Willdo the fluids, plugs, gas and batt to see whats up.
Any help would be appreciated, I'm good with cars but its been a few years for bikes.
spence
I bought a bike years ago that had been stored 2 years. The carb was so gummed up that the bike wouldn't run. If it didn't have the gas run out of it, plan on having to disassemble an clean the carb.
I second sbbrown on the rubber, especially the tires.
PUT NEW TIRES ON IT. As far as gaskets and seals go, you are probably going to find some leaks. You might also need to replace the rubber motor mounts and swing arm bushings.
I would just run it and see, then replace the seals, gaskets that need it and leave the rest.

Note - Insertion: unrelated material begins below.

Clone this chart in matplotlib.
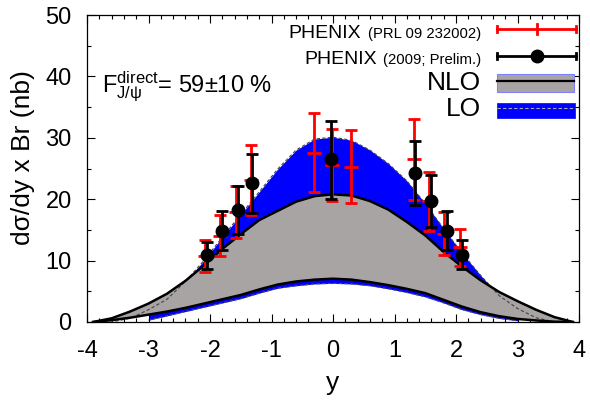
import matplotlib
matplotlib.use("Agg")
import matplotlib.pyplot as plt
from matplotlib.ticker import MultipleLocator
from matplotlib.patches import Rectangle
from matplotlib.lines import Line2D

plt.rcParams['font.family'] = ['Liberation Sans', 'DejaVu Sans']
plt.rcParams['mathtext.fontset'] = 'custom'
plt.rcParams['mathtext.rm'] = 'Liberation Sans'
plt.rcParams['mathtext.it'] = 'Liberation Sans:italic'
plt.rcParams['mathtext.bf'] = 'Liberation Sans:bold'
plt.rcParams['axes.unicode_minus'] = False

# ---------------- data ----------------
y_grid = [-3.9, -3.6, -3.3, -3.0, -2.7, -2.4, -2.1, -1.8, -1.5, -1.2, -0.9, -0.6, -0.3, 0.0,
          0.3, 0.6, 0.9, 1.2, 1.5, 1.8, 2.1, 2.4, 2.7, 3.0, 3.3, 3.6, 3.9]
nlo_upper = [0.0, 0.6, 1.7, 3.0, 4.6, 6.7, 9.2, 11.9, 14.3, 16.6, 18.1, 19.6, 20.5, 20.8,
             20.6, 19.7, 18.3, 16.3, 14.1, 11.4, 9.0, 6.8, 4.9, 3.4, 2.0, 0.8, 0.0]
nlo_lower = [0.0, 0.3, 0.7, 1.2, 1.7, 2.3, 3.0, 3.7, 4.4, 5.3, 6.1, 6.6, 6.9, 7.05,
             6.9, 6.5, 6.0, 5.4, 4.7, 3.6, 2.5, 1.6, 0.95, 0.5, 0.25, 0.05, 0.0]
lo_upper = [0.0, 0.0, 0.6, 2.0, 3.7, 6.6, 10.0, 13.8, 17.5, 21.2, 24.9, 28.0, 29.8, 30.1,
            29.6, 28.0, 25.8, 23.0, 19.3, 15.2, 11.2, 7.6, 4.3, 2.2, 0.7, 0.0, 0.0]
# LO lower edge, defined on y_grid from -3.0 to 3.0
lo_lower = [0.3, 1.0, 1.7, 2.4, 3.1, 3.8, 4.7, 5.5, 5.9, 6.2, 6.3,
            6.2, 5.9, 5.4, 4.8, 4.1, 3.1, 2.0, 1.2, 0.6, 0.2]

# PHENIX (PRL 09 232002)
prl_y = [-2.08, -1.84, -1.58, -1.34, -0.31, -0.02, 0.29, 1.31, 1.56, 1.80, 2.07]
prl_val = [10.7, 14.0, 17.9, 23.1, 27.6, 25.5, 25.3, 26.5, 19.7, 14.4, 12.2]
prl_hi = [13.4, 17.4, 22.1, 28.8, 34.0, 31.5, 31.3, 33.0, 24.5, 17.9, 15.2]
prl_lo = [8.1, 10.7, 13.75, 17.4, 21.2, 19.7, 19.3, 19.8, 14.8, 10.9, 9.1]

# PHENIX (2009; Prelim.)
pre_y = [-2.05, -1.80, -1.55, -1.31, -0.03, 1.34, 1.59, 1.85, 2.09]
pre_val = [10.9, 14.9, 18.3, 22.6, 26.6, 24.2, 19.7, 14.8, 10.9]
pre_hi = [13.0, 18.1, 22.2, 27.3, 32.8, 29.5, 23.9, 18.0, 13.3]
pre_lo = [8.7, 11.8, 14.4, 17.8, 20.0, 19.0, 15.4, 11.7, 8.7]

# ---------------- figure ----------------
W, H = 590, 401
fig = plt.figure(figsize=(W / 100, H / 100), dpi=100)
ax = fig.add_axes([87 / W, 1 - 322 / H, 492 / W, 307 / H])

blue = '#0000ff'
gray = '#a8a4a4'

i0 = y_grid.index(-3.0)
i1 = y_grid.index(3.0) + 1
ax.fill_between(y_grid[i0:i1], lo_lower, lo_upper[i0:i1], color=blue, lw=0, zorder=1)
ax.plot(y_grid[i0:i1], lo_lower, color='#555555', lw=0.8, ls=(0, (3, 2)), zorder=1.5)
ax.fill_between(y_grid, nlo_lower, nlo_upper, color=gray, lw=0, zorder=2)
ax.plot(y_grid, lo_upper, color='#444444', lw=0.8, ls=(0, (3, 2)), zorder=3)
ax.plot(y_grid, nlo_upper, color='black', lw=1.8, zorder=4)
ax.plot(y_grid, nlo_lower, color='black', lw=1.8, zorder=4)

# data
ax.errorbar(prl_y, prl_val,
            yerr=[[v - l for v, l in zip(prl_val, prl_lo)], [h - v for v, h in zip(prl_val, prl_hi)]],
            fmt='_', color='red', ms=10, mew=2, elinewidth=2, capsize=4, capthick=2, zorder=5)
ax.errorbar(pre_y, pre_val,
            yerr=[[v - l for v, l in zip(pre_val, pre_lo)], [h - v for v, h in zip(pre_val, pre_hi)]],
            fmt='o', color='black', ms=9, elinewidth=2, capsize=4, capthick=2, zorder=6)

ax.set_xlim(-4, 4)
ax.set_ylim(0, 50)
ax.xaxis.set_major_locator(MultipleLocator(1))
ax.xaxis.set_minor_locator(MultipleLocator(0.2))
ax.yaxis.set_major_locator(MultipleLocator(10))
ax.yaxis.set_minor_locator(MultipleLocator(5))
ax.tick_params(which='both', direction='in', top=True, right=True, width=0.8)
ax.tick_params(which='major', length=6, labelsize=17)
ax.tick_params(which='minor', length=3)
ax.tick_params(axis='x', which='major', pad=13)
ax.tick_params(axis='y', which='major', pad=11)
for s in ax.spines.values():
    s.set_linewidth(0.9)


def fx(px):
    return px / W


def fy(py):
    return 1 - py / H


fig.text(fx(333), fy(390), 'y', fontsize=19, ha='center', va='baseline')
fig.text(fx(23), fy(158), 'dσ/dy x Br (nb)', fontsize=19, rotation=90, ha='center', va='center')

fig.text(fx(102), fy(92), r'$\mathrm{F^{direct}_{J/\psi}}$= 59$\pm$10 %', fontsize=17,
         ha='left', va='baseline')

# legend
fig.text(fx(361), fy(38), 'PHENIX', fontsize=14, ha='right', va='baseline')
fig.text(fx(481), fy(38), '(PRL 09 232002)', fontsize=10.7, ha='right', va='baseline')
fig.text(fx(377), fy(64), 'PHENIX', fontsize=14, ha='right', va='baseline')
fig.text(fx(481), fy(64), '(2009; Prelim.)', fontsize=10.7, ha='right', va='baseline')
fig.text(fx(481), fy(90), 'NLO', fontsize=19, ha='right', va='baseline')
fig.text(fx(481), fy(116), 'LO', fontsize=19, ha='right', va='baseline')


def fline(xs, ys, **kw):
    fig.add_artist(Line2D([fx(v) for v in xs], [fy(v) for v in ys], transform=fig.transFigure, **kw))


# red sample
fline([497, 576], [29, 29], color='red', lw=2)
fline([497, 497], [26, 32], color='red', lw=2)
fline([576, 576], [26, 32], color='red', lw=2)
fline([537, 537], [24, 34], color='red', lw=2)
# black sample
fline([497, 576], [56, 56], color='black', lw=2)
fline([497, 497], [53, 59], color='black', lw=2)
fline([576, 576], [53, 59], color='black', lw=2)
fline([537], [56], color='black', marker='o', ms=9, lw=0)
# NLO sample
fig.add_artist(Rectangle((fx(497), fy(92)), (574 - 497) / W, 18 / H, transform=fig.transFigure,
                         facecolor=gray, edgecolor='#8080ff', lw=0.8))
fline([497, 574], [81, 81], color='black', lw=1.6)
# LO sample
fig.add_artist(Rectangle((fx(497), fy(118)), (575 - 497) / W, 15 / H, transform=fig.transFigure,
                         facecolor=blue, edgecolor=blue, lw=0.5))
fline([497, 575], [108, 108], color='#aaaaaa', lw=0.8, ls=(0, (3, 2)))

fig.savefig('out.png', dpi=100)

First thing I would do is get a shop manual so you can do things right.
Drain the Tank, pull the petcock and clean it, pull the float bowl and clean it. replace the plugs, replace oil,tranny, and primary fulid, replace the brake fluid, replace the fork fluid, clean the airfilter, replace the battery, new tiresand then fire it up. Once it's up and running, it will be time to check all the lights, turnsignals, etc...
I tried to run two different big block Chevys after they sat for years. I know that lifters, springs, any metal sitting in place like rings and sleeve bearings, may give you trouble.
I would do a rebuild on the motor.
Already got a few things to start, fluids, batt, plugs. he has a manuel...somewhere.
Gonna pull the tank, petcock and carb and inspect, clean as needed.
do a fluid change,check the starter, lube it down, turn it over and do a compression check.
try and get some noise out of it and go from there.
spence
not knowing the climate if the engine wasn't fogged before storage there could be some rust onthe cylinder walls and /or frozen rings.
I don't see that an engine rebuild is an automatic or even needed. the HD V-twin is at times neglect proof. back in the day we used to here about the happy 1%er who finds some neglected engine connected to a farmer's irrigation pump only to bolt it in and ride away a happy camper.
as the saying goes if it ain't' broke don't fix it. if it ain't throwing out a huge blue cloud or spewing oil all over the place, it don't need to be rebuilt. Unless of course ya just want to.